Knapsack With Duplicate Items in Java
2024-05-21 06:33:53

Knapsack With Duplicate Items in Java

Given N elements in the set, each represented by the array weight and value, respectively, and each having a weight and a value, in addition to a knapsack that can only hold W pounds, our task is to pack the knapsack so that we can make the maximum amount of profit possible. Return the profit.

Note: We may take any number of duplicates of each item.

Example 1:

Input:

N = 2

W = 3

value = {1, 1}

weight = {2, 1}

Output:

The maximum profit is 3

Explanation:

Select the element the second three times. Profit total is 1 + 1 + 1 = 3. Moreover, the total weight is less than three, or 1 + 1 + 1 = 3.

Approach: Using Dynamic Programming

In general, using dynamic programming is the solution to the knapsack problem with duplicate items. To hold the maximum value that may be achieved for different weight capacities, we build a dynamic programming table.

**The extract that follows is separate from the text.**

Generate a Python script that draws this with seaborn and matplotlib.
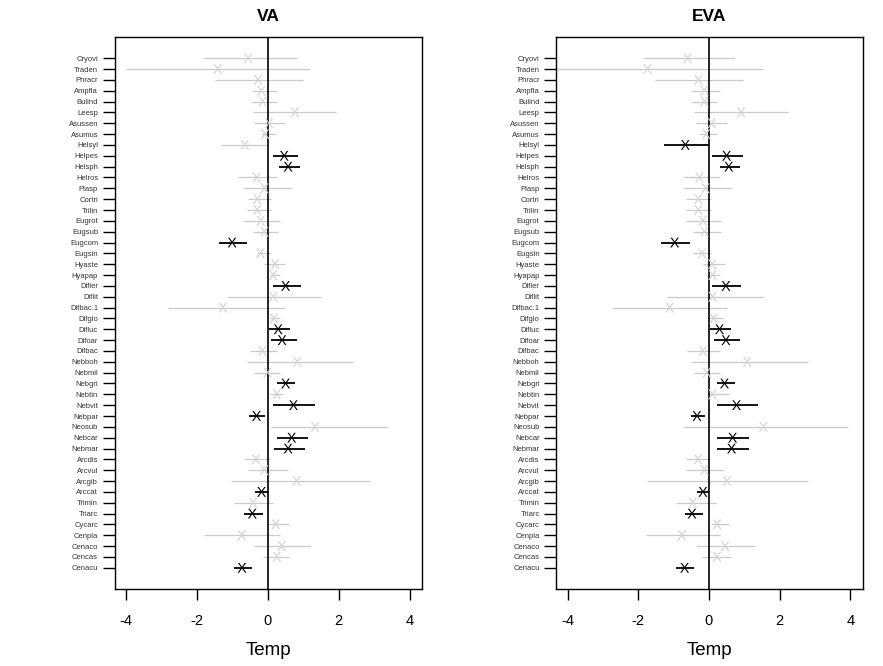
import matplotlib
matplotlib.use('Agg')
import matplotlib.pyplot as plt
import numpy as np
import pandas as pd
import seaborn as sns

species = [
    'Cryovi', 'Traden', 'Phracr', 'Ampfla', 'Bulind', 'Leesp', 'Asussen', 'Asumus',
    'Helsyl', 'Helpes', 'Helsph', 'Helros', 'Plasp', 'Cortri', 'Trilin', 'Eugrot',
    'Eugsub', 'Eugcom', 'Eugsin', 'Hyaste', 'Hyapap', 'Difler', 'Diflit', 'Difbac.1',
    'Difglo', 'Difluc', 'Difoar', 'Difbac', 'Nebboh', 'Nebmil', 'Nebgri', 'Nebtin',
    'Nebvit', 'Nebpar', 'Neosub', 'Nebcar', 'Nebmar', 'Arcdis', 'Arcvul', 'Arcgib',
    'Arccat', 'Trimin', 'Triarc', 'Cycarc', 'Cenpla', 'Cenaco', 'Cencas', 'Cenacu',
]

va_est = [-0.56, -1.42, -0.28, -0.18, -0.15, 0.76, 0.03, -0.08,
          -0.65, 0.46, 0.57, -0.32, -0.10, -0.30, -0.30, -0.20,
          -0.10, -1.01, -0.21, 0.20, 0.15, 0.50, 0.15, -1.27,
          0.17, 0.29, 0.40, -0.15, 0.83, -0.01, 0.50, 0.25,
          0.72, -0.32, 1.33, 0.67, 0.57, -0.34, -0.10, 0.81,
          -0.18, -0.42, -0.44, 0.22, -0.74, 0.39, 0.25, -0.73]
va_lo = [-1.84, -4.00, -1.50, -0.46, -0.49, -0.42, -0.40, -0.18,
         -1.31, 0.13, 0.31, -0.85, -0.70, -0.56, -0.60, -0.70,
         -0.42, -1.38, -0.32, -0.11, 0.06, 0.15, -1.16, -2.83,
         0.06, 0.04, 0.08, -0.51, -0.58, -0.39, 0.26, 0.06,
         0.15, -0.53, 0.10, 0.27, 0.18, -0.67, -0.56, -1.05,
         -0.37, -0.95, -0.68, 0.01, -1.80, -0.39, -0.15, -0.95]
va_hi = [0.82, 1.19, 1.00, 0.25, 0.25, 1.92, 0.48, 0.23,
         0.00, 0.84, 0.90, 0.25, 0.67, 0.10, 0.10, 0.34,
         0.29, -0.60, 0.10, 0.48, 0.34, 0.92, 1.51, 0.48,
         0.34, 0.62, 0.81, 0.25, 2.41, 0.34, 0.76, 0.43,
         1.33, -0.08, 3.40, 1.12, 1.04, 0.07, 0.57, 2.88,
         0.01, 0.15, -0.15, 0.60, 0.34, 1.23, 0.60, -0.44]

eva_est = [-0.60, -1.74, -0.30, -0.13, -0.13, 0.91, 0.08, -0.08,
           -0.67, 0.50, 0.56, -0.27, -0.10, -0.30, -0.30, -0.17,
           -0.13, -0.97, -0.20, 0.09, 0.10, 0.48, 0.10, -1.11,
           0.13, 0.30, 0.48, -0.17, 1.08, -0.06, 0.44, 0.10,
           0.78, -0.34, 1.54, 0.67, 0.64, -0.31, -0.13, 0.51,
           -0.17, -0.46, -0.48, 0.23, -0.77, 0.46, 0.23, -0.69]
eva_lo = [-1.86, -4.60, -1.54, -0.50, -0.50, -0.41, -0.38, -0.27,
          -1.28, 0.09, 0.30, -0.74, -0.74, -0.64, -0.64, -0.64,
          -0.44, -1.35, -0.46, -0.17, 0.03, 0.09, -1.18, -2.75,
          -0.03, 0.03, 0.13, -0.62, -0.52, -0.41, 0.22, -0.03,
          0.22, -0.52, -0.74, 0.23, 0.23, -0.64, -0.66, -1.74,
          -0.33, -0.92, -0.69, 0.06, -1.77, -0.36, -0.20, -0.94]
eva_hi = [0.75, 1.54, 0.97, 0.30, 0.22, 2.25, 0.50, 0.22,
          0.01, 0.97, 0.88, 0.30, 0.65, 0.06, 0.06, 0.34,
          0.34, -0.55, 0.06, 0.44, 0.30, 0.91, 1.56, 0.50,
          0.39, 0.62, 0.88, 0.30, 2.81, 0.30, 0.75, 0.56,
          1.40, -0.10, 3.94, 1.12, 1.12, 0.04, 0.42, 2.81,
          0.01, 0.20, -0.17, 0.56, 0.30, 1.31, 0.62, -0.43]

va_sig = ['Helpes', 'Helsph', 'Eugcom', 'Difler', 'Difluc', 'Difoar', 'Nebgri',
          'Nebvit', 'Nebpar', 'Nebcar', 'Nebmar', 'Arccat', 'Triarc', 'Cenacu']
eva_sig = ['Helsyl'] + va_sig

panels = [
    ('VA', va_est, va_lo, va_hi, va_sig),
    ('EVA', eva_est, eva_lo, eva_hi, eva_sig),
]

sns.set_style('ticks')
plt.rcParams['font.family'] = ['Liberation Sans', 'DejaVu Sans']
plt.rcParams['mathtext.fontset'] = 'custom'
plt.rcParams['mathtext.rm'] = 'Liberation Sans'
plt.rcParams['text.color'] = 'black'
plt.rcParams['axes.labelcolor'] = 'black'
plt.rcParams['xtick.color'] = 'black'
plt.rcParams['ytick.color'] = 'black'

LINE_COLORS = {True: 'black', False: '#cacaca'}
MARK_COLORS = {True: 'black', False: '#d2d2d2'}

fig = plt.figure(figsize=(8.83, 6.66), dpi=100)
axes = [fig.add_axes([0.130, 0.116, 0.348, 0.828]),
        fig.add_axes([0.630, 0.116, 0.347, 0.828])]

for ax, (title, est, lo, hi, sig) in zip(axes, panels):
    df = pd.DataFrame({'species': species, 'est': est, 'lo': lo, 'hi': hi})
    df['pos'] = np.arange(len(df))
    df['sig'] = df['species'].isin(sig)
    df = df.sort_values('sig', kind='stable')

    for flag, grp in df.groupby('sig'):
        ax.hlines(grp['pos'], grp['lo'], grp['hi'], color=LINE_COLORS[flag],
                  linewidth=1.3 if flag else 0.9, zorder=2 if flag else 1)
    ax.axvline(0, color='black', linewidth=1.2, zorder=1.5)
    sns.scatterplot(data=df, x='est', y='pos', hue='sig', palette=MARK_COLORS,
                    marker=r'$\mathrm{X}$', s=50, linewidth=0, legend=False,
                    ax=ax, zorder=3)

    ax.set_xlim(-4.32, 4.35)
    ax.set_ylim(len(species) - 1 + 1.93, -1.93)
    ax.set_xticks([-4, -2, 0, 2, 4])
    ax.set_xticklabels(['-4', '-2', '0', '2', '4'], fontsize=10.5)
    ax.set_yticks(np.arange(len(species)))
    ax.set_yticklabels(species, fontsize=5.5, color='#333333')
    ax.tick_params(axis='x', length=8, width=1, pad=10)
    ax.tick_params(axis='y', length=9, width=1, pad=3)
    ax.set_xlabel('Temp', fontsize=13.5, labelpad=10)
    ax.set_ylabel('')
    ax.set_title(title, fontsize=12.5, fontweight='bold', pad=12)
    for spine in ax.spines.values():
        spine.set_visible(True)
        spine.set_color('black')
        spine.set_linewidth(1)

fig.savefig('out.png', dpi=100)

Iteratively, we update this table in search of the most optimal solution.

Algorithm:

Step 1: Create a 2D array called dp[][] to hold each of the subproblems' results.

Step 2: Call function solution to recursively compute the maximum profit.

Step 3: Return the whole amount of profit made.

Step 4: Base case: Return 0 if there are no further things to take into consideration.

Step 5: Return the result if it has already been precomputed for the current state.

Step 6: Delete the item if its weight exceeds the available space.

Step 7: Find the maximum profit by adding or subtracting the item that is currently being used.

Step 8: Update the dp array's outcome.

Step 9: Return the highest profit possible for the existing situation.

Implementation:

FileName:

import java.io.*;

import java.util.*;

public class KnapsackSolution

{

    static int knapSack(int N, int W, int profit[], int weight[])

    {

        int dp[][] = new int[N+1][W+1];

        for(int row[] : dp)

        {

            Arrays.fill(row,-1);

        }

        int maxProfit = solve(profit, weight, W, dp, N-1);

        return maxProfit;

    }

    public static int solve(int profit[],int weight[],int W,int dp[][],int position)

    {

        if(position<0)

        {

            return 0;

        }

        if(dp[position][W]!=-1)

        {

            return dp[position][W];

        }

        if(weight[position] > W)

        {

            //exclude : if curr weight is grater than capacity.

            return dp[position][W] = solve(profit, weight, W, dp, position - 1);

        }

        else

        {

            return dp[position][W] = Math.max(

                solve(profit,weight, W - weight[position], dp, position) + profit[position],//include

                solve(profit, weight, W, dp, position - 1)//exclude

            );

        }

    }

    public static void main(String[] args)

    {

        int N = 2; // Number of items

        int W = 3; // capacity of Knapsack

        int[] profit = {1, 1}; // Profits of the items

        int[] weight = {2, 1}; // Weights of each items

        int maxi_Profit = KnapsackSolution.knapSack(N, W, profit, weight);

        System.out.println("The Maximum Profit of the knapsack: " + maxi_Profit);

    }

}

Output:

The Maximum Profit of the knapsack: 3

Complexity Analysis:

The above method has an O(N * W) time complexity, where N is the number of items and W is the knapsack's maximum weight. With the dynamic programming table, the space complexity is O(W).